— Work required —
Only the lines from the top of the listing below to the line that has "import numpy as np" should be echoed, with both ends kept and pictures left out.

——

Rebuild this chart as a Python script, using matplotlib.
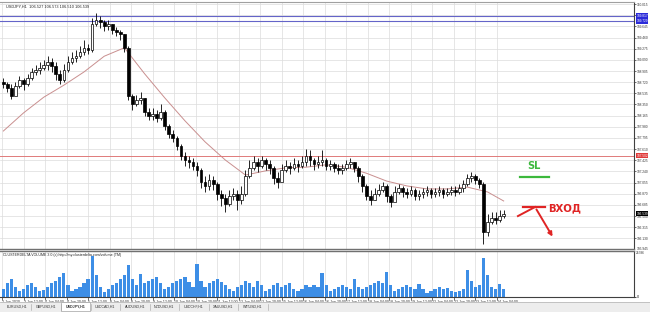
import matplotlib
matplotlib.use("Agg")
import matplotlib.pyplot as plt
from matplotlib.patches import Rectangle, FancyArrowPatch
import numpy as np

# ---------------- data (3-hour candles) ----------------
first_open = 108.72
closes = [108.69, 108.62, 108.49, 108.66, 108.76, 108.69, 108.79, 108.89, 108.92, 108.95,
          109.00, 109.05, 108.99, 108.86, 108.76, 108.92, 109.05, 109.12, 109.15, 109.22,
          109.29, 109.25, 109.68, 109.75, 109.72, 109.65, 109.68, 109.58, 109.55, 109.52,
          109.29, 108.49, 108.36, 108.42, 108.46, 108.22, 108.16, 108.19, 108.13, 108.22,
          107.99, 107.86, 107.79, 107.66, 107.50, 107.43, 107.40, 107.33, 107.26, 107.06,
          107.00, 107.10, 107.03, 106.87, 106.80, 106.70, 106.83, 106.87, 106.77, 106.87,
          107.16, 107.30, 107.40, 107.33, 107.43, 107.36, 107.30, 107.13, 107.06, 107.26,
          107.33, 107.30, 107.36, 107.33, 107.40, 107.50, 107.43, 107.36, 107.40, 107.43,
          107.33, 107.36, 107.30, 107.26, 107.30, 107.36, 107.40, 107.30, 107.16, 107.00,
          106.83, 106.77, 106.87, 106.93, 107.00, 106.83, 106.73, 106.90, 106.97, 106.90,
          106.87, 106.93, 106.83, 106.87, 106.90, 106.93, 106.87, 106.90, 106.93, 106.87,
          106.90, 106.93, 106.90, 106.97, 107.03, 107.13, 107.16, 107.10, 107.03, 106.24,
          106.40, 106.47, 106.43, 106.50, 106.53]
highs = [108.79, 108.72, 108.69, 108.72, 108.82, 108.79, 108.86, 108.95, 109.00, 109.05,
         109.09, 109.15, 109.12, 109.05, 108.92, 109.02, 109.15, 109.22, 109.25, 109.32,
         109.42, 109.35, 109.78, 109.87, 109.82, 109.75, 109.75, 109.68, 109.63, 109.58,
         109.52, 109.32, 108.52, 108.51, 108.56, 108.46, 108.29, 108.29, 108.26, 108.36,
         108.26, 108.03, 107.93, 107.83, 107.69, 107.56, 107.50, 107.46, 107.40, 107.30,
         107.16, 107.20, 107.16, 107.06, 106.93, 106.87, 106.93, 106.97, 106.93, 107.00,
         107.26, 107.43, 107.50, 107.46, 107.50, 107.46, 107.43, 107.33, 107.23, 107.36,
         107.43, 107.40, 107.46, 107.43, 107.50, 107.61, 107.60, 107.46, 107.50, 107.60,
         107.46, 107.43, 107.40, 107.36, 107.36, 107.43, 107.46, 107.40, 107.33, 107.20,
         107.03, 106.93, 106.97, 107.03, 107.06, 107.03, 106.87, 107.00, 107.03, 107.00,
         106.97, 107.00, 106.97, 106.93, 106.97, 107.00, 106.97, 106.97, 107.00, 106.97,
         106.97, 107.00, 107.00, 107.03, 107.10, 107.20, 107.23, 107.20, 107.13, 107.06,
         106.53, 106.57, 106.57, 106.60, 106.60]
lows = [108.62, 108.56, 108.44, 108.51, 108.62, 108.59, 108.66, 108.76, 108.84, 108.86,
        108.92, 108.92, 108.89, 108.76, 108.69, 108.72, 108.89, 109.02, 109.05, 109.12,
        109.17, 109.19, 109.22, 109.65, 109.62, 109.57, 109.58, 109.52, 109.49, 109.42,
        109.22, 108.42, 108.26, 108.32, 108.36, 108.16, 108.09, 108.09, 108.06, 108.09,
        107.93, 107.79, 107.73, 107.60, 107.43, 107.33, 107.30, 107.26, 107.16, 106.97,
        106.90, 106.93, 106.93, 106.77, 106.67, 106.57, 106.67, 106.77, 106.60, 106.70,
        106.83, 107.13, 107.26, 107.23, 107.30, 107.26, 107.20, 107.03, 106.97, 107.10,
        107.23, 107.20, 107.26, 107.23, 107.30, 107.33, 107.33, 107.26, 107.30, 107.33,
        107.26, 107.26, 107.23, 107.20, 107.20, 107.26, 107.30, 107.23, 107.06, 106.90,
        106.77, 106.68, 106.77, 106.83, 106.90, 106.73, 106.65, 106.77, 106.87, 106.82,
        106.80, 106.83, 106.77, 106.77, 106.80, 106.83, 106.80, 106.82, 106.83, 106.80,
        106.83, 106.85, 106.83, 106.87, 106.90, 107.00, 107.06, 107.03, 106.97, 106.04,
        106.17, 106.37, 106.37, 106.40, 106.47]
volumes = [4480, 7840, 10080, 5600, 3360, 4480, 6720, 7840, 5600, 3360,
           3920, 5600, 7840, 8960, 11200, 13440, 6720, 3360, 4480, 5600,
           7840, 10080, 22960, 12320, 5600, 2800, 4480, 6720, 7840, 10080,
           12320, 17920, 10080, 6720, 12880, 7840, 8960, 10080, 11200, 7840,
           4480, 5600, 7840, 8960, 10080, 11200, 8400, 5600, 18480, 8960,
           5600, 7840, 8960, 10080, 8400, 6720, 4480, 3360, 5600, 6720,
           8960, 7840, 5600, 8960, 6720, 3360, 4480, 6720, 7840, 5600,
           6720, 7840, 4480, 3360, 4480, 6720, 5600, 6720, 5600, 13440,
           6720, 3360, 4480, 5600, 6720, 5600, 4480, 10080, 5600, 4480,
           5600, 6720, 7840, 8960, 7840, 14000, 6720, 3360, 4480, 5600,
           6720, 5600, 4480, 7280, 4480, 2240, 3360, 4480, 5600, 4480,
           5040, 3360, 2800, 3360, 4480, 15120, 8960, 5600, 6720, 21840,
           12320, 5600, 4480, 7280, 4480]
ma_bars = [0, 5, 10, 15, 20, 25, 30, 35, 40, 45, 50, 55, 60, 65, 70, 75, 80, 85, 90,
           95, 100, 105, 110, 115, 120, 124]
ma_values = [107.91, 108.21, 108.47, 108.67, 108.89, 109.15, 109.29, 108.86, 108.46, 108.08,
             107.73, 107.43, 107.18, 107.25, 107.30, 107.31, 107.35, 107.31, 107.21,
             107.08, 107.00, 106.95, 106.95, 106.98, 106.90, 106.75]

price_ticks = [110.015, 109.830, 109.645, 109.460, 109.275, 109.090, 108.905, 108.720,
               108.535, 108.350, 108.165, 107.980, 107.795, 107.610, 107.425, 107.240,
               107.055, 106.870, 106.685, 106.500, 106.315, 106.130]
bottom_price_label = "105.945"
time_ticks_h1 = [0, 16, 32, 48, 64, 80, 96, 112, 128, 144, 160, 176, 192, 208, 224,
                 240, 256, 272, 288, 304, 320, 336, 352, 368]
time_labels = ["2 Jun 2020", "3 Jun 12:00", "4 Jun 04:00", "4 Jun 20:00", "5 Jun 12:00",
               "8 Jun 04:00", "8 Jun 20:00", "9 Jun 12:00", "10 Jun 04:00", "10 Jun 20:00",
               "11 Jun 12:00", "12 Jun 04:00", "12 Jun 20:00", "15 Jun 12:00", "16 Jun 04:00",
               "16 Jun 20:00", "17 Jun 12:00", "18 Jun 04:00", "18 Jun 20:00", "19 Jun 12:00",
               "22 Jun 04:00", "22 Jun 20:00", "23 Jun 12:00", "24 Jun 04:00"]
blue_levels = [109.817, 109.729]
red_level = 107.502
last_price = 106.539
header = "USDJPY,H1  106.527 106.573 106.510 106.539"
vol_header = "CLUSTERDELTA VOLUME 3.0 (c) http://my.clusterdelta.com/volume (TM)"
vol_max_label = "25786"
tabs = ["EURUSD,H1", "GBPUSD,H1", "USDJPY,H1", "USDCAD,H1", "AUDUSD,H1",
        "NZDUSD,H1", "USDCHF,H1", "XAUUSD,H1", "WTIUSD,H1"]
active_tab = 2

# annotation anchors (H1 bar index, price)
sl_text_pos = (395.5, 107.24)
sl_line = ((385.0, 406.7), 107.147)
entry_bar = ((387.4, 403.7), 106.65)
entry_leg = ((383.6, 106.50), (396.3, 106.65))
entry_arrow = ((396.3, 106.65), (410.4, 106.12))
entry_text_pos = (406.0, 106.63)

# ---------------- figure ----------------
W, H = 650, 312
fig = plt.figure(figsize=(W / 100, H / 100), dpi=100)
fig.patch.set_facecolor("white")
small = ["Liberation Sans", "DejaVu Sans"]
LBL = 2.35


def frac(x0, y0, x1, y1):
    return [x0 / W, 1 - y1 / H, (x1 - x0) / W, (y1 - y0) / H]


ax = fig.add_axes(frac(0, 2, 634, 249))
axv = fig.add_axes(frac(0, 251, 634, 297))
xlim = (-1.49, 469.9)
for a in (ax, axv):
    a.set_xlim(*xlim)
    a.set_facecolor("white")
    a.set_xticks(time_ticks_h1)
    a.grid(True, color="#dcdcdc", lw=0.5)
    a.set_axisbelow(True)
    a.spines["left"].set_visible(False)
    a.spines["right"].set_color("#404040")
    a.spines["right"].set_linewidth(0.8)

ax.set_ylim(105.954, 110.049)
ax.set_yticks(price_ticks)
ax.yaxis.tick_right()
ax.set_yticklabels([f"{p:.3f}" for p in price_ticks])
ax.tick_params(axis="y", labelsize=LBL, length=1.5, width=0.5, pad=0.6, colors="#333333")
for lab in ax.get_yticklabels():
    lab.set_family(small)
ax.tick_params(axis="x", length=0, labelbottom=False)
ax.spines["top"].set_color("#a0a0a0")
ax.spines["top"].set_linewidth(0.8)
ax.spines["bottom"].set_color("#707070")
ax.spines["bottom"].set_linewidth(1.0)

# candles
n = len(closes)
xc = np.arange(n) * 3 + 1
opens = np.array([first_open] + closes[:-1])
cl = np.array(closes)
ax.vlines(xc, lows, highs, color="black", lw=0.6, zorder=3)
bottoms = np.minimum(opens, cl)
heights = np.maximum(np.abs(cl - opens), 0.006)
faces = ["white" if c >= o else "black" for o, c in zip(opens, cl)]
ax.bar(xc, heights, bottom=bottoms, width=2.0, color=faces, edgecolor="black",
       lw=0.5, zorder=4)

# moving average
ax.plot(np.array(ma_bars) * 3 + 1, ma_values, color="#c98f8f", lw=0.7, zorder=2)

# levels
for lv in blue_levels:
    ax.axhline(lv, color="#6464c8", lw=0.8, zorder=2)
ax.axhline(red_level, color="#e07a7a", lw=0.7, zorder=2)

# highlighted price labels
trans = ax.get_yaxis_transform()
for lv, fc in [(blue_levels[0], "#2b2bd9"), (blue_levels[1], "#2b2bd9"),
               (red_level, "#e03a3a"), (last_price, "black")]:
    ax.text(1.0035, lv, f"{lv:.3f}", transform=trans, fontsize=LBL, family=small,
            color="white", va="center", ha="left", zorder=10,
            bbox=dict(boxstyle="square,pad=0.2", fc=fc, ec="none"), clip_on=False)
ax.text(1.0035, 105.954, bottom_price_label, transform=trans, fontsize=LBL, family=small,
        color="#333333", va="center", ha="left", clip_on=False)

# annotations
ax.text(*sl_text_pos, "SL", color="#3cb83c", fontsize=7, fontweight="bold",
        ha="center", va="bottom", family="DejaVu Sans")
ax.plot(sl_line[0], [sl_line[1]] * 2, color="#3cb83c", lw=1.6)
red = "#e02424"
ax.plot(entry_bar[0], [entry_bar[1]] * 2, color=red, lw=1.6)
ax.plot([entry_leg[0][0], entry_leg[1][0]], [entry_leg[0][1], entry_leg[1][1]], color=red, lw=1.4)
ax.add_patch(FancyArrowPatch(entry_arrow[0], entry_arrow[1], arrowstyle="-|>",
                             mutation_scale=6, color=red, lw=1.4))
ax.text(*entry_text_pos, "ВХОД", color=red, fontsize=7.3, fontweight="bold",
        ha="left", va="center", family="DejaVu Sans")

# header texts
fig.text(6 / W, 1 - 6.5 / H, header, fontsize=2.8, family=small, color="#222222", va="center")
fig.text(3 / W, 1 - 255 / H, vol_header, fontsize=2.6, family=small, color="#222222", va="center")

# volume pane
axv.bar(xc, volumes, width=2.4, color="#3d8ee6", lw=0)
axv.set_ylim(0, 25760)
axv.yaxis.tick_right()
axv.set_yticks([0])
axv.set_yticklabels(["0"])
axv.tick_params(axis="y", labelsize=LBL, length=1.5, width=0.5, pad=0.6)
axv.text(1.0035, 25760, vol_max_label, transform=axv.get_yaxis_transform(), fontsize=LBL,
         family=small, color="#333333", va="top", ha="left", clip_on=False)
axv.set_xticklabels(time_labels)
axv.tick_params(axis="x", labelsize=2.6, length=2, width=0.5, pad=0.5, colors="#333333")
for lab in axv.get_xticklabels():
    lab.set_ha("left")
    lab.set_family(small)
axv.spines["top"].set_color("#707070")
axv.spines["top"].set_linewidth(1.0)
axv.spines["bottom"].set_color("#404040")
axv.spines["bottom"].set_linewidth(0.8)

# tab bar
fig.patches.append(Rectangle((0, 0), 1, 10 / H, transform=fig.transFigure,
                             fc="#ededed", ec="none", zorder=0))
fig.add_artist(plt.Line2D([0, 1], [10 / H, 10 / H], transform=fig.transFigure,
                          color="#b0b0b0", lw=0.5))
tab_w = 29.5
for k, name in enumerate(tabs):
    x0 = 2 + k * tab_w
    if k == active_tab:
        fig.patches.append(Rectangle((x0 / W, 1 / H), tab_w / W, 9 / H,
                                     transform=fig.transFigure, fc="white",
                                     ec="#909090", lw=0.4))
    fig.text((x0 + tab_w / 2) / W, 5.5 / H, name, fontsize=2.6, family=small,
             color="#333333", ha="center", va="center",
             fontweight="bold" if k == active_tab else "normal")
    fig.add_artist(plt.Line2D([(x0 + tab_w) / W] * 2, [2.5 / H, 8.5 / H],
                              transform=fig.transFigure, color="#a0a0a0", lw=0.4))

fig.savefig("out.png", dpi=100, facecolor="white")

——

— Finished answer —
Rebuild this chart as a Python script, using matplotlib.
import matplotlib
matplotlib.use("Agg")
import matplotlib.pyplot as plt
from matplotlib.patches import Rectangle, FancyArrowPatch
import numpy as np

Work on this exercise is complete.